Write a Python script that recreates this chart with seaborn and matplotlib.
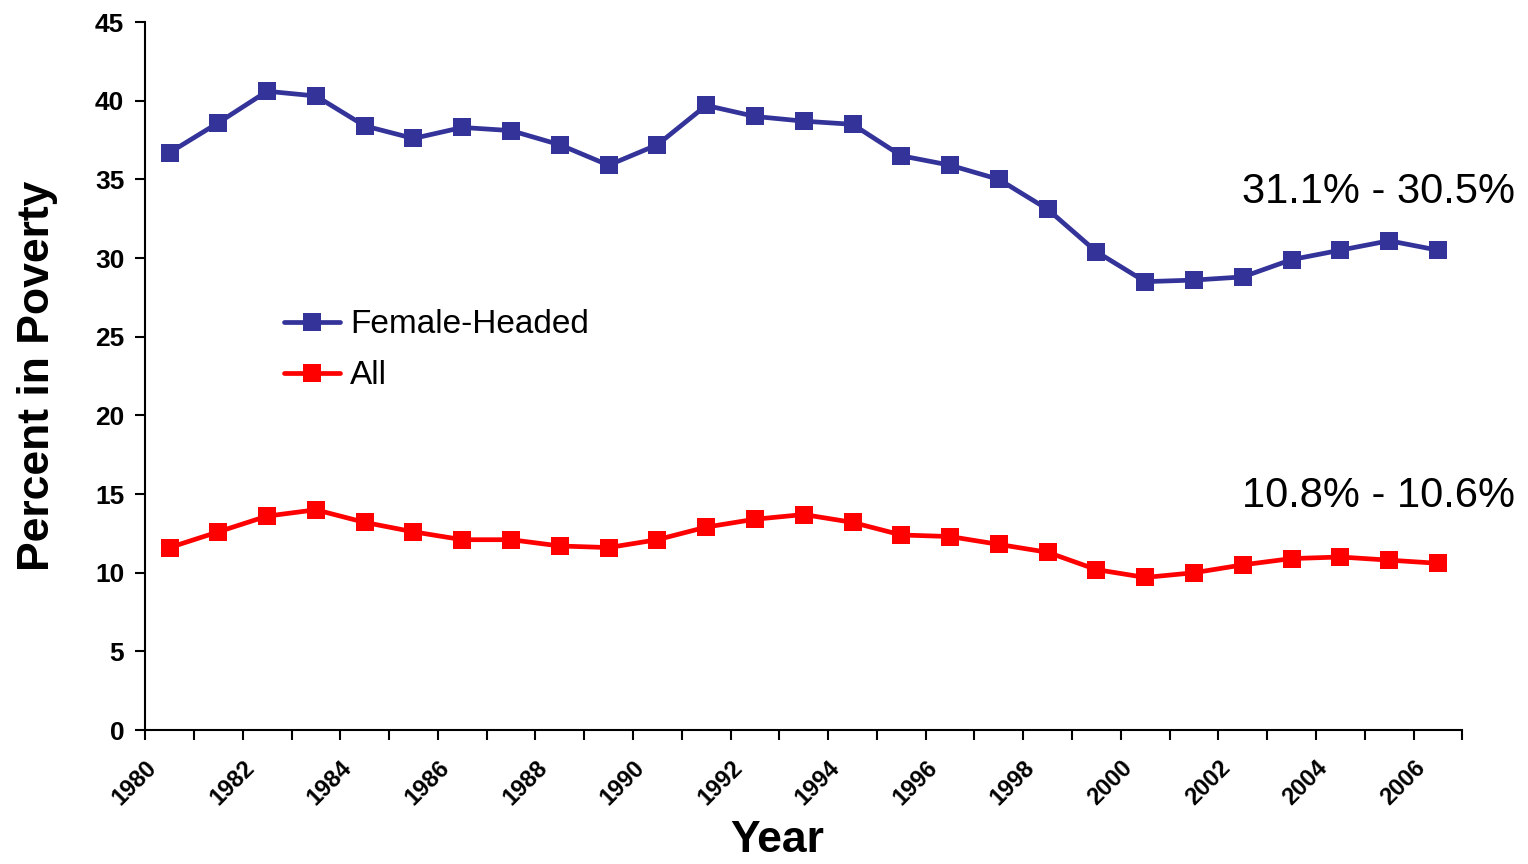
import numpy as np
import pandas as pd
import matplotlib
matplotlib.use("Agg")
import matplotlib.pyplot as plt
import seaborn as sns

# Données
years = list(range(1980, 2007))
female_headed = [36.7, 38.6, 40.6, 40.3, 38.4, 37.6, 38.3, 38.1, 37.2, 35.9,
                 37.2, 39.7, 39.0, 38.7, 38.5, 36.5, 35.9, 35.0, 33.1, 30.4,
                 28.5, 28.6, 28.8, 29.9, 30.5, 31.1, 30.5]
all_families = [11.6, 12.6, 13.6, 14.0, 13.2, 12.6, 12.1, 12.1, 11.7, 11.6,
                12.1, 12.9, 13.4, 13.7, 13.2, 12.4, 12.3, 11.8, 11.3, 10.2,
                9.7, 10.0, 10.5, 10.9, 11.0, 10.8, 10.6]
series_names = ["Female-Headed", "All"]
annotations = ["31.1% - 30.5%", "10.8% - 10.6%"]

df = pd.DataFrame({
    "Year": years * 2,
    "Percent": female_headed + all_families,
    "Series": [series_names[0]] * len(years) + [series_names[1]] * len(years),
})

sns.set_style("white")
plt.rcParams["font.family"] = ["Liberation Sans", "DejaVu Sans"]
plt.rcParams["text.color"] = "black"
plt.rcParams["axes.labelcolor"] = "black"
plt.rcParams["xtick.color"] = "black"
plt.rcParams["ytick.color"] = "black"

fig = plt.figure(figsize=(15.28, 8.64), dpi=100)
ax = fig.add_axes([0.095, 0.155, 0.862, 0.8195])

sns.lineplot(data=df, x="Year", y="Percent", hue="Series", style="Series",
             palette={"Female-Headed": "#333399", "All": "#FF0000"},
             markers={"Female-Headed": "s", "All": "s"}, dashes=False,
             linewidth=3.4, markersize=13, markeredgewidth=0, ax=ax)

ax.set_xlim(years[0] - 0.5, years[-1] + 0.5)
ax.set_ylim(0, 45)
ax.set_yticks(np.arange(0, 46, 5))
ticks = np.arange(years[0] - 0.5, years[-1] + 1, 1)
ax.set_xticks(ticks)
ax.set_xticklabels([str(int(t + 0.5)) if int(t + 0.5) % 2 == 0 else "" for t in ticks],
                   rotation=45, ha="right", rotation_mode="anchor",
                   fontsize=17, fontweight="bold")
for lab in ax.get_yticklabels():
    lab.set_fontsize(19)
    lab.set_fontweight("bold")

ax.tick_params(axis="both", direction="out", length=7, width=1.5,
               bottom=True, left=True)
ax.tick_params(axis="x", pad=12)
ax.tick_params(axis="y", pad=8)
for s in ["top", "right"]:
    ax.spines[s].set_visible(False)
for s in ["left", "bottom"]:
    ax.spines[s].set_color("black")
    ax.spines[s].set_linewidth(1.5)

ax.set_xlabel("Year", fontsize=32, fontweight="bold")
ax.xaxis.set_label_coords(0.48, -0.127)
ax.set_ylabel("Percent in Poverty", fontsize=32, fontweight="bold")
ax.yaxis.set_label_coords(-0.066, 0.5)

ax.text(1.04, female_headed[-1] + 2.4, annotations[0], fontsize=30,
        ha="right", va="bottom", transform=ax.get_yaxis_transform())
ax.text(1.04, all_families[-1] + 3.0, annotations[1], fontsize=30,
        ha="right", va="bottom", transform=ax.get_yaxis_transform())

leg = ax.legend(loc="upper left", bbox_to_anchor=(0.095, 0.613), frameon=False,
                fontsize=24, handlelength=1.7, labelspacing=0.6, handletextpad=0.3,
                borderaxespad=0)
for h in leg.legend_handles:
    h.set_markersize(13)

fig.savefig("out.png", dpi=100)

────────────────────

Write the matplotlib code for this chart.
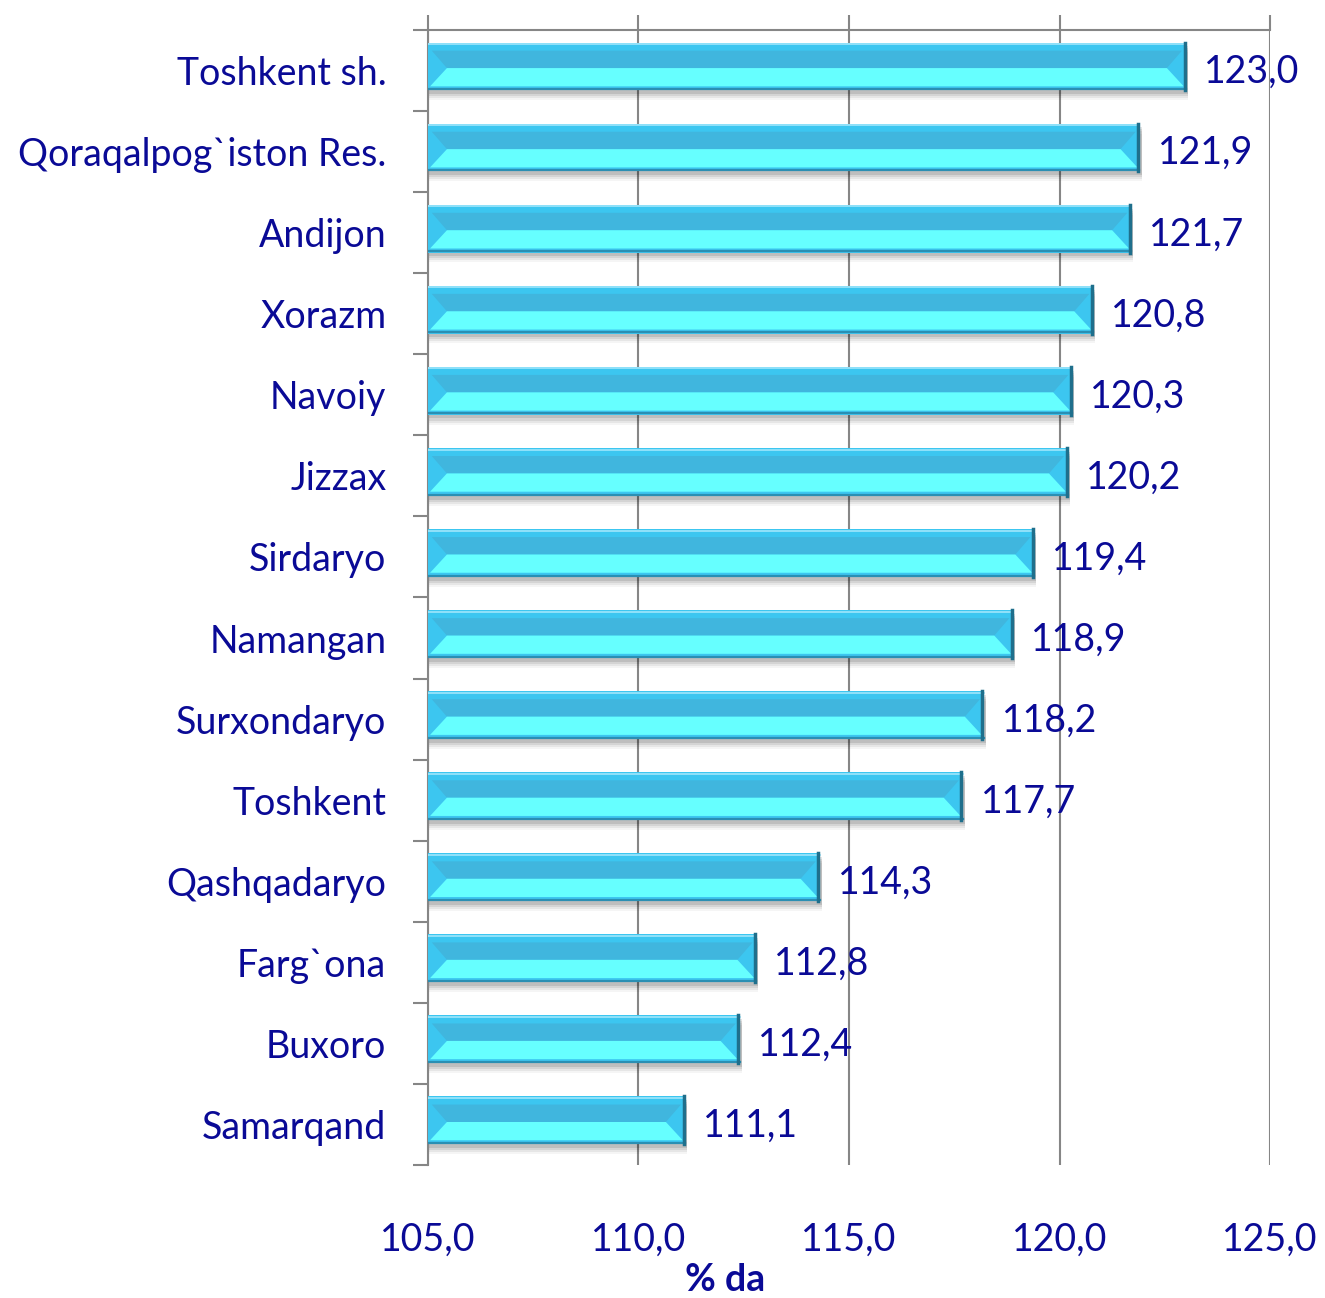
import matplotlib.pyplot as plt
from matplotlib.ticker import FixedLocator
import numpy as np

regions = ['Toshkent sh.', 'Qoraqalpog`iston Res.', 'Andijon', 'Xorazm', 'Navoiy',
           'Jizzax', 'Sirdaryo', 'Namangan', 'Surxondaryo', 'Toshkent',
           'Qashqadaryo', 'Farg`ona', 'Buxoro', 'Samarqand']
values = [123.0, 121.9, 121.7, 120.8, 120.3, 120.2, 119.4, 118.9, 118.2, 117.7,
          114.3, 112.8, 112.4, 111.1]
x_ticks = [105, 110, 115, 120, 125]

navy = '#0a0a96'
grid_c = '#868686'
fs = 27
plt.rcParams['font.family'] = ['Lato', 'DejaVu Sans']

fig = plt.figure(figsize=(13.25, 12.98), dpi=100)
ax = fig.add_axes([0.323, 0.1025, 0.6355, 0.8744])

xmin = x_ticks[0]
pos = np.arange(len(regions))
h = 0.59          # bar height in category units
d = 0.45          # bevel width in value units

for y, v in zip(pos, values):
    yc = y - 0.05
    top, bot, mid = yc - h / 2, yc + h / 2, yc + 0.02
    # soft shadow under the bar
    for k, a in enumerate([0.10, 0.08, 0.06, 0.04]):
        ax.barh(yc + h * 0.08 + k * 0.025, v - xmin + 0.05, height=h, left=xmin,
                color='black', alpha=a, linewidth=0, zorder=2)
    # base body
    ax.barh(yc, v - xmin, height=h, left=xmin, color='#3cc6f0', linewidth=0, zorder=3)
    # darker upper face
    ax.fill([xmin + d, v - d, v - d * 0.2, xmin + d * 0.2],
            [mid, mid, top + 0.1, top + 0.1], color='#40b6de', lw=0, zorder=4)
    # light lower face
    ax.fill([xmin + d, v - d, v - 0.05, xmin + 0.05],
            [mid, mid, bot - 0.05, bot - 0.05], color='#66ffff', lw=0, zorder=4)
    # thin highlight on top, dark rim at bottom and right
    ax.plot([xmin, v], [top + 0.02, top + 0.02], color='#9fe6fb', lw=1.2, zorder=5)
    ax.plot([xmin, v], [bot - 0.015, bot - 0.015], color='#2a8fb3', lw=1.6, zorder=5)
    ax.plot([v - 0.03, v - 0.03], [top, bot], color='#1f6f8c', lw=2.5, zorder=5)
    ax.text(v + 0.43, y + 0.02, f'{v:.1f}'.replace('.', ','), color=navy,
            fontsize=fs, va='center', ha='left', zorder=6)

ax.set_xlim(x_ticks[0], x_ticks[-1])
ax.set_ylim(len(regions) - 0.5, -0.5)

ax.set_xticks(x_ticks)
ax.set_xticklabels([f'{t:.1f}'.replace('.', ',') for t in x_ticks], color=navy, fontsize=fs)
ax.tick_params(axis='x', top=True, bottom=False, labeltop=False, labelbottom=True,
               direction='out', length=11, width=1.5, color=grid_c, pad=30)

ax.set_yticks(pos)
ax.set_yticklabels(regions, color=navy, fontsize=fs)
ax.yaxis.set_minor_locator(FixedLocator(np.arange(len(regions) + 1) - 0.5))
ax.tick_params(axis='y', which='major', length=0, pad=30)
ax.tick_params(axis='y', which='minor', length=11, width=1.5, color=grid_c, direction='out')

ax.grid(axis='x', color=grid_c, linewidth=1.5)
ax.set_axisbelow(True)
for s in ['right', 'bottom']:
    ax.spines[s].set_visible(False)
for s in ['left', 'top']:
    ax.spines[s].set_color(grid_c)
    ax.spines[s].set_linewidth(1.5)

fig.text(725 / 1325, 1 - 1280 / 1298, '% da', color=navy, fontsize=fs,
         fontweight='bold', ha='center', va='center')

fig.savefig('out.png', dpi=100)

────────────────────

| Objective |
Give again, word for word, only the lines starting at the line with "Write a Python" and ending at the line with "linewidth=3.4, markersize=13, markeredgewidth=0, ax=ax)", keeping both end lines; pictures stay out.

| Complete output |
Write a Python script that recreates this chart with seaborn and matplotlib.
import numpy as np
import pandas as pd
import matplotlib
matplotlib.use("Agg")
import matplotlib.pyplot as plt
import seaborn as sns

# Données
years = list(range(1980, 2007))
female_headed = [36.7, 38.6, 40.6, 40.3, 38.4, 37.6, 38.3, 38.1, 37.2, 35.9,
                 37.2, 39.7, 39.0, 38.7, 38.5, 36.5, 35.9, 35.0, 33.1, 30.4,
                 28.5, 28.6, 28.8, 29.9, 30.5, 31.1, 30.5]
all_families = [11.6, 12.6, 13.6, 14.0, 13.2, 12.6, 12.1, 12.1, 11.7, 11.6,
                12.1, 12.9, 13.4, 13.7, 13.2, 12.4, 12.3, 11.8, 11.3, 10.2,
                9.7, 10.0, 10.5, 10.9, 11.0, 10.8, 10.6]
series_names = ["Female-Headed", "All"]
annotations = ["31.1% - 30.5%", "10.8% - 10.6%"]

df = pd.DataFrame({
    "Year": years * 2,
    "Percent": female_headed + all_families,
    "Series": [series_names[0]] * len(years) + [series_names[1]] * len(years),
})

sns.set_style("white")
plt.rcParams["font.family"] = ["Liberation Sans", "DejaVu Sans"]
plt.rcParams["text.color"] = "black"
plt.rcParams["axes.labelcolor"] = "black"
plt.rcParams["xtick.color"] = "black"
plt.rcParams["ytick.color"] = "black"

fig = plt.figure(figsize=(15.28, 8.64), dpi=100)
ax = fig.add_axes([0.095, 0.155, 0.862, 0.8195])

sns.lineplot(data=df, x="Year", y="Percent", hue="Series", style="Series",
             palette={"Female-Headed": "#333399", "All": "#FF0000"},
             markers={"Female-Headed": "s", "All": "s"}, dashes=False,
             linewidth=3.4, markersize=13, markeredgewidth=0, ax=ax)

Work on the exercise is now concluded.